When purchasing gear, we erred on the side of being over prepared rather than under prepared, so we definitely bought more accessories than we ‘needed.’ However, we have since decided that those extra luxuries made the whole experience even more enjoyable, so we don’t feel too guilty. We purchased our gear slowly over the winter so that we could be fully equipped as soon as the lakes thawed. This allowed us to take full advantage of the season as well as spread out the financial burden, rather than taking one giant hit.
- Personal Flotation Devices (PFD’s) – Don’t get cocky here. You may be a strong swimmer, but if you capsize in freezing water and your boat knocks you in the back of the head, it doesn’t matter how strong of a swimmer you are.
- Paddle Leashes – Protect your investment (more on this later).
- Scupper Plugs – Their necessity is still being debated and may warrant a future blog post.

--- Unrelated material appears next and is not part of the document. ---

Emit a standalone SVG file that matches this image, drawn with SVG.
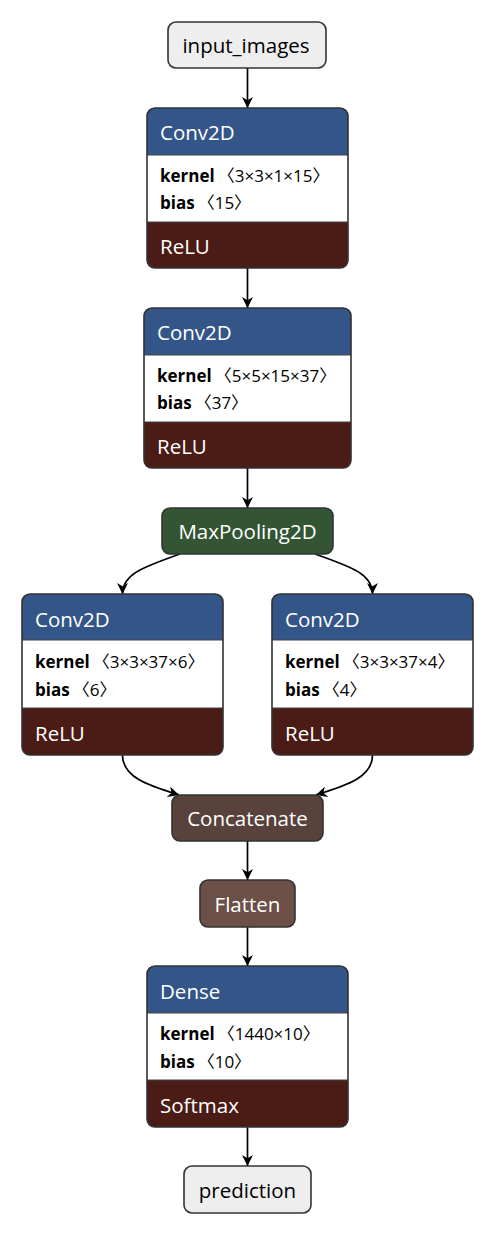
<svg xmlns="http://www.w3.org/2000/svg" width="496" height="1236" viewBox="0 0 496 1236">
<style>
text{font-family:"Open Sans","Noto Sans CJK SC",sans-serif}
.t{font-size:20.5px;fill:#fff}
.tc{font-size:20.5px;fill:#000;text-anchor:middle}
.tw{font-size:20.5px;fill:#fff;text-anchor:middle}
.a{font-size:17px;fill:#000}
.a .n{font-weight:bold}
.hd{fill:#335588}
.ac{fill:#4b1b16}
.bd{fill:none;stroke:#333;stroke-width:1.6}
.sep{stroke:#444;stroke-width:1.2}
.io{fill:#eeeeee;stroke:#333;stroke-width:1.6}
.edge{fill:none;stroke:#000;stroke-width:1.7}
</style>
<defs>
<marker id="arr" viewBox="0 0 10 10" refX="10" refY="5" markerWidth="11" markerHeight="11" markerUnits="userSpaceOnUse" orient="auto">
<path d="M0,0 L10,5 L0,10 L3,5 Z" fill="#000"/>
</marker>
</defs>
<g id="connectors">
<path class="edge" d="M247.5,68 V108" marker-end="url(#arr)"/>
<path class="edge" d="M247.5,268 V308" marker-end="url(#arr)"/>
<path class="edge" d="M247.5,468 V508" marker-end="url(#arr)"/>
<path class="edge" d="M180,554 C140,568 122.5,575 122.5,594" marker-end="url(#arr)"/>
<path class="edge" d="M315,554 C355,568 372.5,575 372.5,594" marker-end="url(#arr)"/>
<path class="edge" d="M122.5,755 C122.5,778 150,786 179,795" marker-end="url(#arr)"/>
<path class="edge" d="M372.5,755 C372.5,778 345,786 316,795" marker-end="url(#arr)"/>
<path class="edge" d="M247.5,841 V880" marker-end="url(#arr)"/>
<path class="edge" d="M247.5,927 V966" marker-end="url(#arr)"/>
<path class="edge" d="M247.5,1127 V1166" marker-end="url(#arr)"/>
</g>
<g id="input_images">
<rect class="io" x="168" y="22" width="158" height="46" rx="8"/>
<text class="tc" x="246" y="53">input_images</text>
</g>
<g id="conv2d_1">
<path class="hd" d="M147,155 V116 Q147,108 155,108 H340 Q348,108 348,116 V155 Z"/>
<rect x="147" y="155" width="201" height="67" fill="#fff"/>
<path class="ac" d="M147,222 H348 V260 Q348,268 340,268 H155 Q147,268 147,260 Z"/>
<line class="sep" x1="147" y1="155" x2="348" y2="155"/>
<line class="sep" x1="147" y1="222" x2="348" y2="222"/>
<rect class="bd" x="147" y="108" width="201" height="160" rx="8"/>
<text class="t" x="160" y="140">Conv2D</text>
<text class="a" x="160" y="182"><tspan class="n">kernel</tspan><tspan dx="3">〈3×3×1×15〉</tspan></text>
<text class="a" x="160" y="209"><tspan class="n">bias</tspan><tspan dx="3">〈15〉</tspan></text>
<text class="t" x="160" y="254">ReLU</text>
</g>
<g id="conv2d_2">
<path class="hd" d="M144,355 V316 Q144,308 152,308 H343 Q351,308 351,316 V355 Z"/>
<rect x="144" y="355" width="207" height="67" fill="#fff"/>
<path class="ac" d="M144,422 H351 V460 Q351,468 343,468 H152 Q144,468 144,460 Z"/>
<line class="sep" x1="144" y1="355" x2="351" y2="355"/>
<line class="sep" x1="144" y1="422" x2="351" y2="422"/>
<rect class="bd" x="144" y="308" width="207" height="160" rx="8"/>
<text class="t" x="157" y="340">Conv2D</text>
<text class="a" x="157" y="382"><tspan class="n">kernel</tspan><tspan dx="3">〈5×5×15×37〉</tspan></text>
<text class="a" x="157" y="409"><tspan class="n">bias</tspan><tspan dx="3">〈37〉</tspan></text>
<text class="t" x="157" y="454">ReLU</text>
</g>
<g id="maxpooling2d">
<rect x="162" y="508" width="171" height="46" rx="8" fill="#335533" stroke="#333" stroke-width="1.6"/>
<text class="tw" x="247.5" y="539">MaxPooling2D</text>
</g>
<g id="conv2d_left">
<path class="hd" d="M22,640 V602 Q22,594 30,594 H215 Q223,594 223,602 V640 Z"/>
<rect x="22" y="640" width="201" height="68" fill="#fff"/>
<path class="ac" d="M22,708 H223 V747 Q223,755 215,755 H30 Q22,755 22,747 Z"/>
<line class="sep" x1="22" y1="640" x2="223" y2="640"/>
<line class="sep" x1="22" y1="708" x2="223" y2="708"/>
<rect class="bd" x="22" y="594" width="201" height="161" rx="8"/>
<text class="t" x="35" y="627">Conv2D</text>
<text class="a" x="35" y="668"><tspan class="n">kernel</tspan><tspan dx="3">〈3×3×37×6〉</tspan></text>
<text class="a" x="35" y="696"><tspan class="n">bias</tspan><tspan dx="3">〈6〉</tspan></text>
<text class="t" x="35" y="741">ReLU</text>
</g>
<g id="conv2d_right">
<path class="hd" d="M272,640 V602 Q272,594 280,594 H465 Q473,594 473,602 V640 Z"/>
<rect x="272" y="640" width="201" height="68" fill="#fff"/>
<path class="ac" d="M272,708 H473 V747 Q473,755 465,755 H280 Q272,755 272,747 Z"/>
<line class="sep" x1="272" y1="640" x2="473" y2="640"/>
<line class="sep" x1="272" y1="708" x2="473" y2="708"/>
<rect class="bd" x="272" y="594" width="201" height="161" rx="8"/>
<text class="t" x="285" y="627">Conv2D</text>
<text class="a" x="285" y="668"><tspan class="n">kernel</tspan><tspan dx="3">〈3×3×37×4〉</tspan></text>
<text class="a" x="285" y="696"><tspan class="n">bias</tspan><tspan dx="3">〈4〉</tspan></text>
<text class="t" x="285" y="741">ReLU</text>
</g>
<g id="concatenate">
<rect x="172" y="795" width="151" height="46" rx="8" fill="#59423b" stroke="#333" stroke-width="1.6"/>
<text class="tw" x="247.5" y="826">Concatenate</text>
</g>
<g id="flatten">
<rect x="200" y="880" width="95" height="47" rx="8" fill="#6c4f47" stroke="#333" stroke-width="1.6"/>
<text class="tw" x="247.5" y="912">Flatten</text>
</g>
<g id="dense">
<path class="hd" d="M147,1013 V974 Q147,966 155,966 H340 Q348,966 348,974 V1013 Z"/>
<rect x="147" y="1013" width="201" height="67" fill="#fff"/>
<path class="ac" d="M147,1080 H348 V1119 Q348,1127 340,1127 H155 Q147,1127 147,1119 Z"/>
<line class="sep" x1="147" y1="1013" x2="348" y2="1013"/>
<line class="sep" x1="147" y1="1080" x2="348" y2="1080"/>
<rect class="bd" x="147" y="966" width="201" height="161" rx="8"/>
<text class="t" x="160" y="999">Dense</text>
<text class="a" x="160" y="1040"><tspan class="n">kernel</tspan><tspan dx="3">〈1440×10〉</tspan></text>
<text class="a" x="160" y="1068"><tspan class="n">bias</tspan><tspan dx="3">〈10〉</tspan></text>
<text class="t" x="160" y="1113">Softmax</text>
</g>
<g id="prediction">
<rect class="io" x="184" y="1166" width="127" height="47" rx="8"/>
<text class="tc" x="247.5" y="1198">prediction</text>
</g>
</svg>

- Dry Bags – To protect your car keys, cell phone, and more from the water.
- Wetsuit Bottoms – When Logan first suggested these as a “need” I thought it was a ridiculous and extravagant expense; however, after kayaking in freezing water, they proved to be a luxurious comfort. Plus, they do great things for your booty! So, Logan, I officially and publicly take it back!
- Rash Guards – Basically a long sleeve swimming t-shirt to prevent sunburn and chafing. Again, definitely not a necessity, but nice to have.
- Water Booties – Something you can wear from the car, straight into the water and boat with good gripping soles.
- Car Kayak Rack – Necessary but unfortunately very expensive (especially considering neither of us had factory installed rails on our cars).
- Paddles – Your body + paddle = engine of your kayak. Our research said that a lighter paddle will mean less arm fatigue and therefore more time on the water. So if you capsize, you don’t want that expensive piece of equipment floating away, hence the necessity of the paddle leash mentioned above. We splurged on quality carbon and fiberglass paddles weighing less than 2 pounds each.